Martin Bentham
Published: 16 September 2013

A Muslim woman from London who had demanded the right to stand trial wearing a niqab was today told that she must remove it to give evidence to stop a “coach and horses” being driven through British justice.

Judge Peter Murphy told Blackfriars Crown Court that it was “essential” for jurors to be able to see the woman’s reactions as she gave evidence and responded to cross-examination.

He said it would also be “unfair” to other participants in the case for the woman to remain veiled and that the courts could not apply the law differently on the basis of a person’s religion.

But in a ruling which is likely to attract criticism and intense public debate, the judge also ruled that the woman would be permitted to wear her niqab during other parts of the trial.

Today’s judgment follows an appearance in court last week by the 22-year-old woman, from Hackney, who is charged with intimidating a witness in Finsbury Park in June.

She entered a not guilty plea last week after being allowed to appear in court while wearing a niqab after a temporary compromise under which the judge agreed that her identity could be confirmed before the hearing by a police officer.

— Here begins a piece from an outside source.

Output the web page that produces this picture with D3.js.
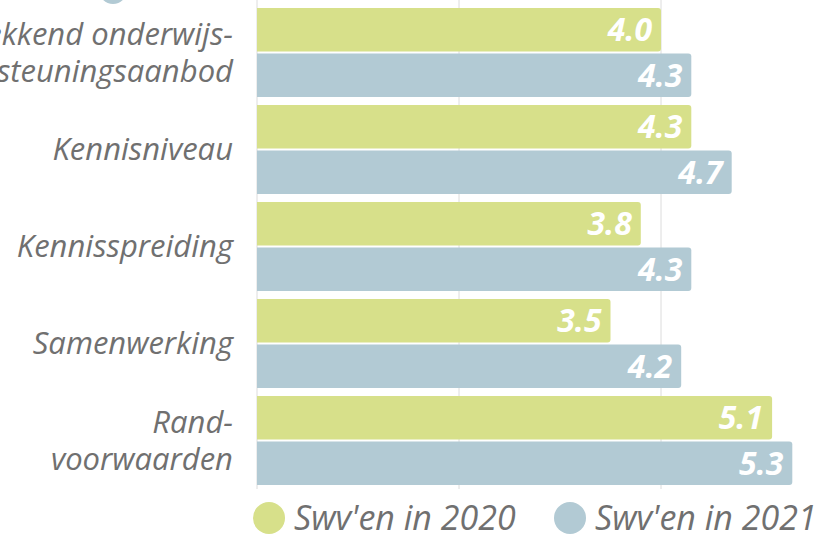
<!DOCTYPE html>
<html><head><meta charset="utf-8">
<script src="https://cdn.jsdelivr.net/npm/d3@7"></script>
<style>html,body{margin:0;padding:0;background:#fff;overflow:hidden}</style>
</head><body>
<svg id="chart" width="825" height="535"></svg>
<script>
const categories = [
  ["Dekkend onderwijs-", "ondersteuningsaanbod"],
  ["Kennisniveau"],
  ["Kennisspreiding"],
  ["Samenwerking"],
  ["Rand-", "voorwaarden"]
];
const catKeys = ["Dekkend onderwijsondersteuningsaanbod","Kennisniveau","Kennisspreiding","Samenwerking","Randvoorwaarden"];
const series = ["Swv'en in 2020", "Swv'en in 2021"];
const values2020 = [4.0, 4.3, 3.8, 3.5, 5.1];
const values2021 = [4.3, 4.7, 4.3, 4.2, 5.3];
const gridTicks = [2, 4];
const colors = ["#d7e08a", "#b2cad4"];

const svg = d3.select("#chart");
const x = d3.scaleLinear().domain([0, 6]).range([257, 863]);
const y = d3.scaleBand().domain(catKeys).range([4, 489]).paddingInner(8/97).paddingOuter(4/97);
const ySub = d3.scaleBand().domain(series).range([0, y.bandwidth()]).paddingInner(0.04);

const font = "'Open Sans', sans-serif";

// decorative partial legend dot at top (cropped)
svg.append("circle").attr("cx", 113).attr("cy", -10).attr("r", 14).attr("fill", colors[1]);

// gridlines
svg.append("g").selectAll("line").data(gridTicks).join("line")
  .attr("x1", d => x(d)).attr("x2", d => x(d))
  .attr("y1", 0).attr("y2", 489)
  .attr("stroke", "#dcdcdc").attr("stroke-width", 1);
svg.append("line").attr("x1", x(0)).attr("x2", x(0)).attr("y1", 0).attr("y2", 489)
  .attr("stroke", "#dcdcdc").attr("stroke-width", 1);

function barPath(x0, x1, y0, h, r) {
  return `M${x0},${y0}H${x1 - r}Q${x1},${y0} ${x1},${y0 + r}V${y0 + h - r}Q${x1},${y0 + h} ${x1 - r},${y0 + h}H${x0}Z`;
}

const data = catKeys.map((k, i) => ({ key: k, vals: [values2020[i], values2021[i]] }));
const groups = svg.append("g").selectAll("g").data(data).join("g")
  .attr("transform", d => `translate(0,${y(d.key)})`);

groups.each(function(d) {
  const g = d3.select(this);
  d.vals.forEach((v, si) => {
    const yy = ySub(series[si]);
    const h = ySub.bandwidth();
    g.append("path").attr("d", barPath(x(0), x(v), yy, h, 3)).attr("fill", colors[si]);
    g.append("text").attr("x", x(v) - 9).attr("y", yy + h / 2).attr("dy", "0.36em")
      .attr("text-anchor", "end").attr("fill", "#fff")
      .style("font-family", font).style("font-size", "32px").style("font-weight", "700").style("font-style", "italic")
      .text(v.toFixed(1));
  });
});

// category labels
svg.append("g").selectAll("text").data(categories).join("text")
  .attr("text-anchor", "end")
  .attr("fill", "#707070")
  .style("font-family", font).style("font-size", "31px").style("font-style", "italic")
  .each(function(lines, i) {
    const cy = y(catKeys[i]) + y.bandwidth() / 2;
    const lh = 37;
    const t = d3.select(this);
    lines.forEach((ln, j) => {
      t.append("tspan").attr("x", 233)
        .attr("y", cy + (j - (lines.length - 1) / 2) * lh)
        .attr("dy", "0.35em").text(ln);
    });
  });

// legend
const legendX = [269, 570];
const lg = svg.append("g").selectAll("g").data(series).join("g")
  .attr("transform", (d, i) => `translate(${legendX[i]},518)`);
lg.append("circle").attr("r", 16).attr("fill", (d, i) => colors[i]);
lg.append("text").attr("x", 25).attr("dy", "0.36em").attr("fill", "#707070")
  .style("font-family", font).style("font-size", "34px").style("font-style", "italic")
  .text(d => d);
</script>
</body></html>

At today’s hearing, however, Judge Murphy said that the principles of open justice and the rule of law meant that the woman, who was wearing her niqab again today, would have to remove it to give evidence when her trial begins.

He said he had “no doubt” about the “sincerity” of her religious belief and her conviction that she should not display her face in public, even though she had only begun wearing a niqab last year.

But he said that although the courts had a “proud record” of defending religious freedom, which was protected under common law and the European Convention on Human Rights, allowing the woman to wear a niqab would hinder “communication” and “shield” her from parts of the trial process.

He added that the ability of jurors to see the defendant was of “cardinal importance” and that to grant an exemption on grounds of religious belief would effectively “immunise” her from the impact of cross-examination by prosecution lawyers.

The judge said that to be “proportionate” he would allow the woman, who is not being named for legal reasons, to remain in her niqab during the remainder of her trial.

She would also be allowed to give evidence from behind a screen or via videolink to prevent her being viewed by members of the public present at the hearing.

Judge Murphy said he hoped that Parliament or a higher court – such as the Court of Appeal or the Supreme Court – would now review the issue and provide a clear statement of the law that could guide judges in future cases.

Today’s ruling follows a hearing last week at which Judge Murphy allowed the woman to enter the dock in a niqab after she had been identified in a private room by a female police officer.

The Met constable, who was present when the defendant was photographed following her arrest in June, then swore on oath that it was the same woman under the niqab in the dock. The only part of her face that was visible was a narrow horizontal stripe showing her eyes.